In our culture, success is often associated with hard work and narrowly defined as material gain. However, authentic success, as shared by Sydney Banks, includes such intangibles as happiness, well-being, love, joy, compassion, and peace of mind that are innate in each one of us, along with outward goals and achievements. It honors the whole person in all walks of life, whether you are a professional, leader, executive, solopreneur, employee, mother, teacher or student. From this knowing and experience, you can access the infinite wellspring of love that is your essence, then share your gifts with the world from a place of fulfillment and meaning, through a profound understanding of the interaction between your psychological and spiritual natures. While conventional success can deplete you, authentic success only fills you up.
Are you self-critical, hard on yourself, and constantly trying to “fix” whatever you think is wrong with you? Perhaps you have tried all kinds of different personal growth techniques and spiritual practices in the hope of solving all your problems. This cycle can be exhausting and never-ending, because there will always be something to improve about yourself, from that mindset. Sydney Banks’ teachings can help you to see how your humanness is normal and not something that needs fixing: as a spiritual person, you don’t need to change or eradicate your humanness! Seeing yourself as normal allows you to love and accept yourself exactly as you are—warts and all. Adopting this perspective naturally brings out the best in you and helps to find peace with your personality. Self-love and self-acceptance is your natural state, and any disconnection from your true nature is only temporary. What a relief!

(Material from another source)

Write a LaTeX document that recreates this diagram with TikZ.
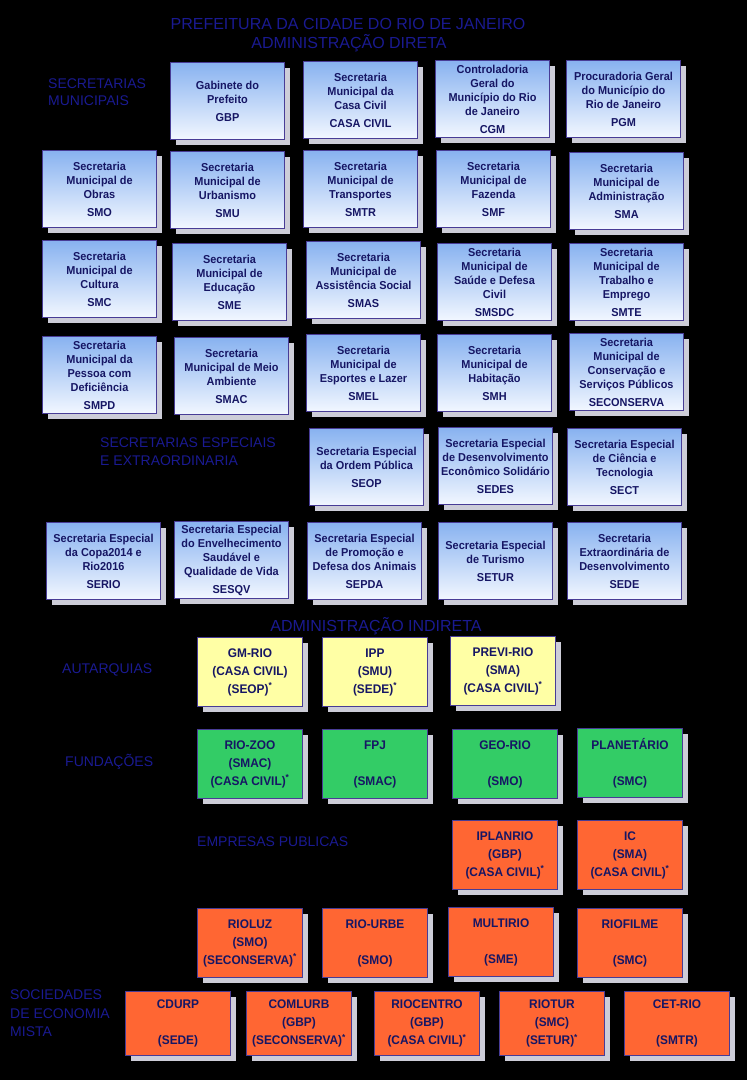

One of the first areas people often experience profound transformation from the teachings of Sydney Banks is in their relationships, both personal and professional. While it often seems like another person’s irritation, anger, indifference, insensitivity, rudeness, etc., directly affects your experience, in reality your disturbance is a product of your own individual thinking. By making someone else responsible for how you feel, that person automatically becomes the cause of your suffering. Once you understand that you always have a place of well-being inside, independent of another’s behavior, it is easier to maintain equanimity through their changing moods and behaviors. Romantically, you may experience deeper love and intimacy with your partner, but the teachings benefit all relationships. This awareness supports more authentic connection and expression, while facilitating greater understanding, improved communication, reduced reactivity, more acceptance of self and others, and improved ability to work out differences and find common ground. Best of all, just one person shifting in a relationship is enough to transform it.